Presented By O'Reilly and Cloudera
Make Data Work
Sept 29–Oct 1, 2015 • New York, NY

Architecting a data platform

Stephen O'Sullivan (Data Whisperers), John Akred (Silicon Valley Data Science), Gary Dusbabek (Silicon Valley Data Science)
1:30pm–5:00pm Tuesday, 09/29/2015
Spark & Beyond
Location: 3D 03/10 Level: Intermediate
Average rating: ***..
(3.38, 24 ratings)

Materials or downloads needed in advance

No special requisites


What are the essential components of a data platform? This tutorial will explain how the various parts of the Hadoop and big data ecosystem fit together in production to create a data platform supporting batch, interactive, and real-time analytical workloads.

By tracing the flow of data from source to output, we’ll explore the options and considerations for components, including:

  • Acquisition: from internal and external data sources
  • Ingestion: offline and real-time processing
  • Storage
  • Providing data services: exposing data to applications
  • Analytics: batch and interactive
  • Data management: data security, lineage, metadata, and quality

We’ll give also advice on:

  • Tool selection
  • The function of the major Hadoop components and other big data technologies such as Spark and Kafka
  • Hardware sizing and cloud provisioning
  • Integration with legacy systems
Photo of Stephen O'Sullivan

Stephen O'Sullivan

Data Whisperers

A leading expert on big data architectures, Stephen O’Sullivan has 25 years of experience creating scalable, high-availability data and applications solutions. A veteran of Silicon Valley Data Science, @WalmartLabs, Sun, and Yahoo. Stephen is an independent adviser to enterprises on all things data..

Photo of John Akred

John Akred

Silicon Valley Data Science

With over 15 years in advanced analytical applications and architecture, John Akred is dedicated to helping organizations become more data driven. As CTO of Silicon Valley Data Science, John combines deep expertise in analytics and data science with business acumen and dynamic engineering leadership.

Photo of Gary Dusbabek

Gary Dusbabek

Silicon Valley Data Science

An Apache Cassandra committer and PMC member, Gary Dusbabek specializes in building distributed systems. His recent experience includes creating an open source high-volume metrics processing pipeline and building out several geographically distributed API services in the cloud.

Comments on this page are now closed.


Bhaskar Nag
10/12/2015 9:33am EDT

I signed up at that page and got a confirmation for a mailing list subscription. But didn’t get the presentation slides. Please advise.

Ami Khandeshi
09/29/2015 12:28pm EDT

Hmm..I did register, and validated the account. I didn’t receive the materials, yet..

Picture of Stephen O'Sullivan
Stephen O'Sullivan
09/29/2015 11:26am EDT

You can sign up to receive the presentation materials here:

Srinivas Reddy
09/29/2015 10:43am EDT

Would these slides be shared with attendees?

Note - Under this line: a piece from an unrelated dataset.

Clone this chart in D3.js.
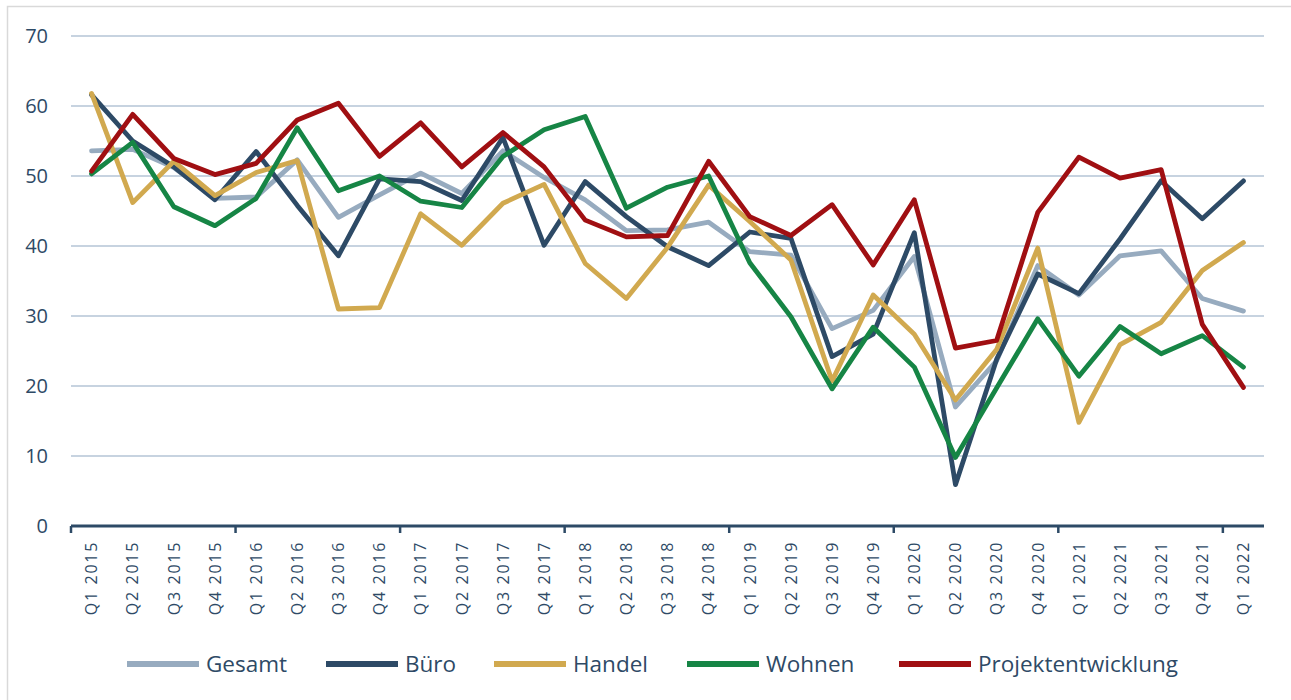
<!DOCTYPE html>
<html>
<head>
<meta charset="utf-8">
<script src="https://cdn.jsdelivr.net/npm/d3@7"></script>
<style>
  body { margin: 0; background: #fff; }
  text { font-family: "Open Sans", "Noto Sans", sans-serif; fill: #2e4a66; }
</style>
</head>
<body>
<div id="container"></div>
<script>
const quarters = ["Q1 2015","Q2 2015","Q3 2015","Q4 2015","Q1 2016","Q2 2016","Q3 2016","Q4 2016",
  "Q1 2017","Q2 2017","Q3 2017","Q4 2017","Q1 2018","Q2 2018","Q3 2018","Q4 2018",
  "Q1 2019","Q2 2019","Q3 2019","Q4 2019","Q1 2020","Q2 2020","Q3 2020","Q4 2020",
  "Q1 2021","Q2 2021","Q3 2021","Q4 2021","Q1 2022"]

const gesamt = [53.6,53.8,51.2,46.8,47.0,52.3,44.1,47.3,50.4,47.5,53.6,49.8,46.6,42.2,42.3,43.4,
  39.2,38.7,28.2,30.8,38.5,17.0,23.6,37.2,33.0,38.6,39.3,32.5,30.7]
const buero = [61.6,55.0,51.3,46.6,53.5,45.8,38.6,49.6,49.2,46.5,55.5,40.1,49.2,44.2,39.9,37.2,
  42.0,41.1,24.2,27.4,41.9,5.9,23.8,36.0,33.2,41.0,49.3,43.9,49.3]
const handel = [61.8,46.2,52.1,47.2,50.5,52.2,31.0,31.2,44.6,40.1,46.1,48.8,37.5,32.5,39.8,48.7,
  43.5,38.0,20.7,33.0,27.4,18.0,25.2,39.7,14.8,25.9,29.1,36.5,40.5]
const wohnen = [50.3,54.8,45.6,42.9,46.8,56.9,47.9,50.0,46.4,45.5,52.8,56.6,58.5,45.4,48.4,50.0,
  37.6,29.9,19.6,28.4,22.7,9.8,19.7,29.6,21.4,28.5,24.6,27.2,22.7]
const projekt = [50.7,58.8,52.5,50.2,51.8,58.0,60.4,52.8,57.6,51.3,56.2,51.3,43.7,41.3,41.5,52.1,
  44.2,41.5,45.9,37.3,46.6,25.4,26.5,44.8,52.7,49.7,50.9,28.8,19.8]

const seriesNames = ["Gesamt","Büro","Handel","Wohnen","Projektentwicklung"]
const seriesValues = [gesamt, buero, handel, wohnen, projekt]
const colors = ["#97abbf","#2d4a66","#d1a94f","#168545","#a00f12"]
const yTicks = [0,10,20,30,40,50,60,70]

const W = 1291, H = 700
const plotL = 71, plotR = 1264, plotT = 36, plotB = 526

const svg = d3.select("#container").append("svg")
  .attr("width", W).attr("height", H)

svg.append("rect")
  .attr("x", 7.5).attr("y", 6.5)
  .attr("width", W).attr("height", H)
  .attr("fill", "none").attr("stroke", "#d9d9d9").attr("stroke-width", 1.5)

const x = d3.scaleBand().domain(quarters).range([plotL, plotR]).padding(0)
const y = d3.scaleLinear().domain([0, 70]).range([plotB, plotT])
const cx = d => x(d) + x.bandwidth() / 2

// gridlines
svg.append("g")
  .selectAll("line").data(yTicks.filter(t => t > 0)).join("line")
  .attr("x1", plotL).attr("x2", plotR)
  .attr("y1", d => y(d)).attr("y2", d => y(d))
  .attr("stroke", "#b4c5d6").attr("stroke-width", 1.5)

// y labels
svg.append("g")
  .selectAll("text").data(yTicks).join("text")
  .attr("x", 48).attr("y", d => y(d))
  .attr("dy", "0.36em")
  .attr("text-anchor", "end")
  .attr("font-size", 20)
  .text(d => d)

// series
const line = d3.line()
  .x((d, i) => cx(quarters[i]))
  .y(d => y(d))

seriesValues.forEach((vals, k) => {
  svg.append("path")
    .datum(vals)
    .attr("d", line)
    .attr("fill", "none")
    .attr("stroke", colors[k])
    .attr("stroke-width", 4.8)
    .attr("stroke-linejoin", "round")
    .attr("stroke-linecap", "round")
})

// x axis line + year ticks
svg.append("line")
  .attr("x1", plotL).attr("x2", plotR)
  .attr("y1", plotB).attr("y2", plotB)
  .attr("stroke", "#2d4a66").attr("stroke-width", 3)

const tickIdx = d3.range(0, quarters.length, 4)
svg.append("g")
  .selectAll("line").data(tickIdx).join("line")
  .attr("x1", i => x(quarters[i])).attr("x2", i => x(quarters[i]))
  .attr("y1", plotB).attr("y2", plotB + 7)
  .attr("stroke", "#2d4a66").attr("stroke-width", 2.5)

// x labels
svg.append("g")
  .selectAll("text").data(quarters).join("text")
  .attr("transform", d => `translate(${cx(d)},${plotB + 15}) rotate(-90)`)
  .attr("dy", "0.36em")
  .attr("text-anchor", "end")
  .attr("font-size", 16)
  .attr("letter-spacing", 1.7)
  .text(d => d)

// legend
const legendX = [127, 326, 494, 687, 899]
const legendY = 664
const lg = svg.append("g")
seriesNames.forEach((name, k) => {
  lg.append("line")
    .attr("x1", legendX[k]).attr("x2", legendX[k] + 72)
    .attr("y1", legendY).attr("y2", legendY)
    .attr("stroke", colors[k]).attr("stroke-width", 6)
  lg.append("text")
    .attr("x", legendX[k] + 79).attr("y", legendY)
    .attr("dy", "0.36em")
    .attr("font-size", 22.5)
    .text(name)
})
</script>
</body>
</html>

I notice lot of pictures being taken with smart phones, I don’t want to annoy other attendees behind me by taking pictures :)

Ami Khandeshi
09/29/2015 10:16am EDT

Where are the slides?

Picture of Stephen O'Sullivan
Stephen O'Sullivan
09/28/2015 7:45pm EDT

I’m sorry, but we do not control registration. Please check with the O’Reilly staff when you are onsite at the conference. Hope to see you tomorrow.

Picture of Nii Attoh-Okine
Nii Attoh-Okine
09/28/2015 6:58pm EDT

Please, can I join the session, I registered but I received sold out

Ann Manchella
09/28/2015 6:30pm EDT

Can I please join this session?

Debashish Sarkar
09/28/2015 5:16am EDT

Use cases and architectural patterns surrounding the Data Lake are traversing into the operational area – impacting Operational reporting, Enterprise Integration Services, Data Virtualization and the EDW. What would be the best practices for such use cases?

Picture of Stephen O'Sullivan
Stephen O'Sullivan
09/25/2015 2:20pm EDT

Our session has moved to a larger room so we can now accommodate more people. If you already registered for a different session but want to attend this session, email to switch your registration.

Picture of Lisa Kopitzke
Lisa Kopitzke
09/22/2015 10:48am EDT

Can this session be recorded or multi-cast? It is probably my first pick for sessions and it’s sold out.

Picture of Stephen O'Sullivan
Stephen O'Sullivan
09/02/2015 10:56am EDT

Please let us know what questions you’d like us to answer during this tutorial. We’ve listed a few example questions below to get you thinking.

*How can I add real time analytical capabilities to the data I’m currently ingesting?
*How can I onboard new sources of behavioral data to better personalize my user experience?
*Do I move legacy data or access it in place as I build a data lake?
*How do I get a scalable, cost effective platform to execute my analytical services?
*How do I expose my analytical outputs to support customized interactive user experiences?